To someone who knows more about the subject - am I correct that actually encodin...

tom_mellior · on Dec 1, 2017

As others have said, yes, that's mostly the case.

Even parsing C and elaborating it to a correctly typed AST is not quite as simple as others are making it out to be, though. Getting all the implicit type conversions correct is not completely trivial, and is a popular source of bugs (see some examples in http://www.cs.utah.edu/~regehr/papers/pldi11-preprint.pdf for instance).

There are also some annoying ambiguities in the grammar and in name resolution rules that mean that sometimes it's not easy to tell whether something is supposed to be a type name or a variable name: https://jhjourdan.mketjh.fr/pdf/jourdan2017simple.pdf

C is a "simple" language in many senses of the word, but it has a lot of complex details. It's fine to gloss over them when writing a compiler for a language very similar to C for learning purposes, but getting everything just right for actual C is tough.

bluetomcat · on Dec 1, 2017

Yes, stuff like the `a * b` ambiguity (declaration or expression?), typedef being just another storage class specifier (thus, `static int var` and `typedef int mytype` being the exact same syntactic forms), having complex rules for implicit promotions and conversions, the mess between signed and unsigned.

All of these design warts of C show up clearly when attempting to write a compiler and are not very obvious to most users of the language.

pjmlp · on Dec 1, 2017

Function pointer declarations is also a fun one, specially in a function declaration as return value and parameters.

userbinator · on Dec 1, 2017

Typedefs are a little trickier to handle (particularly the "when do they actually take effect" part), but "the `a * b` ambiguity" is not hard, because if 'a' is a typedef or qualifier/specifier or basically anything that a declaration can start with, it's a declaration.

C++, on the other hand, is definitely far harder to parse, especially if you include things like templates.

bluetomcat · on Dec 1, 2017

Lexing, parsing and generating the AST are comparatively straightforward and a very small part of a real optimising compiler.

The hard stuff is everything related to the code generation – register allocation, instruction selection and scheduling, dealing with any peculiarities of the target ISA and microarchitecture, etc.
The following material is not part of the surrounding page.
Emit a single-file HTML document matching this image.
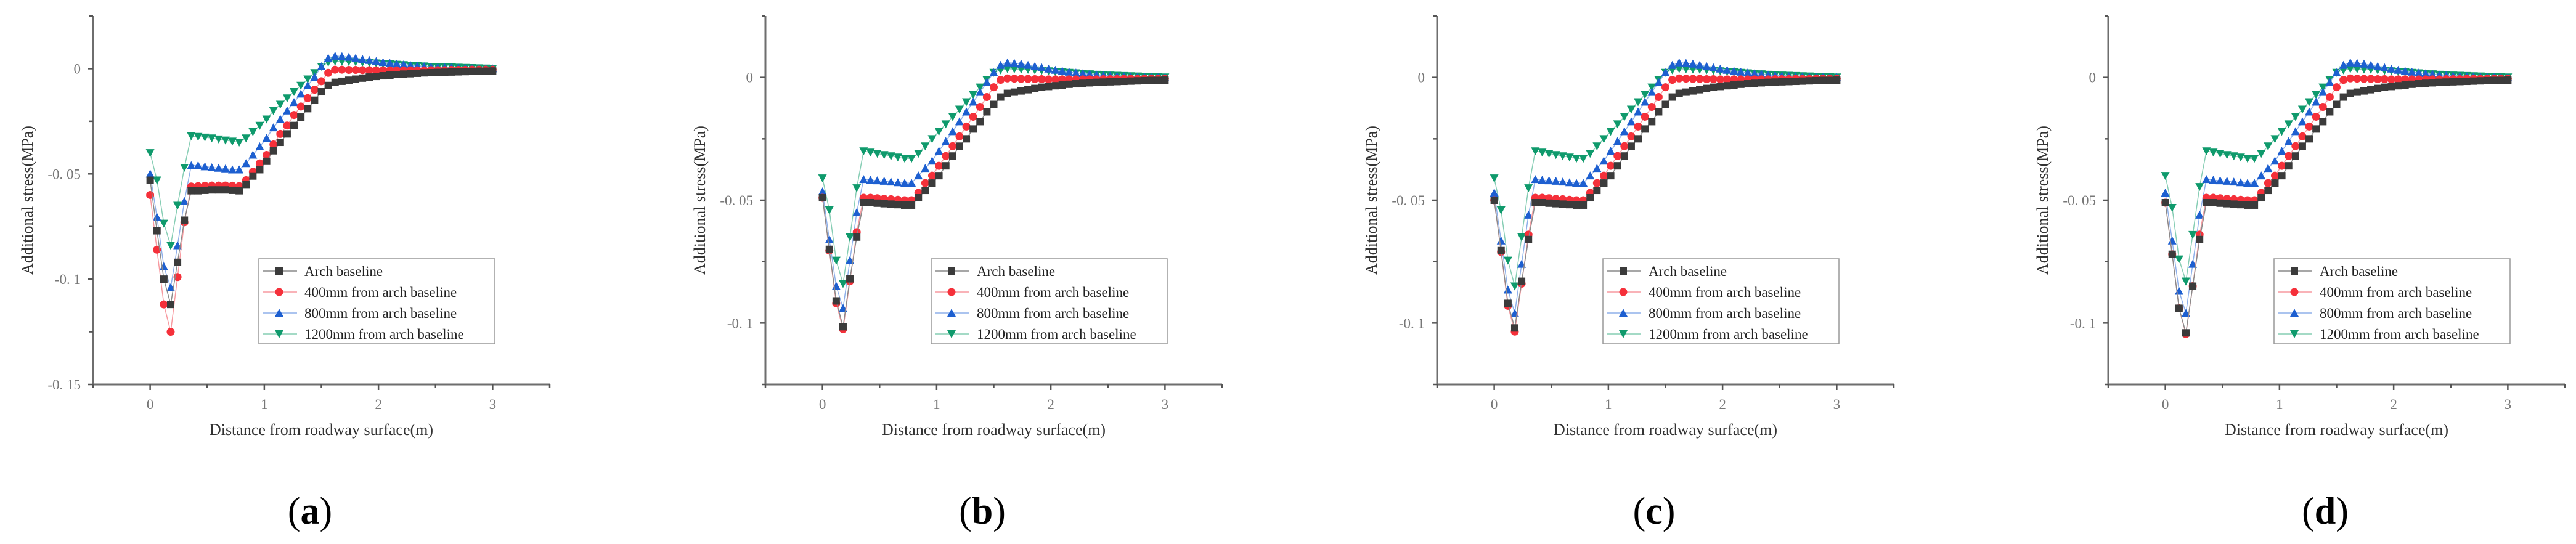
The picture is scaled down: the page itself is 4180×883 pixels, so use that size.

Your goal here is to preserve the semantics of the HLL constructs while emitting the optimal sequence of instructions for the CPU to execute.

barrkel · on Dec 1, 2017

It depends on your source and target. The two parts are practically different disciplines. If you target llvm or naive assembly as output, most of your work will be in translating semantics, and depending on the language complexity, there can be a lot to implement. Or not that much, in simple languages like C.

The back end is mostly about transforms that preserve meaning, with a long tail of attempts to prove things about the code to make things faster in certain cases.

You can also have languages with complex front ends that need lots of work, whether it's preserving runtime type information (a big serialisation job that's not strictly back end work), interesting type systems that also are trying to prove things about the code, features that require increasingly elaborate transformations before they can be handed off to any common back end (like closures, iterators, async, continuation passing style).

foxhill · on Dec 1, 2017

absolutely. that's why llvm exists - you write the front end (the comparitvely easy part), emit non-optimised llvm-ir - llvm does the hard optimisations.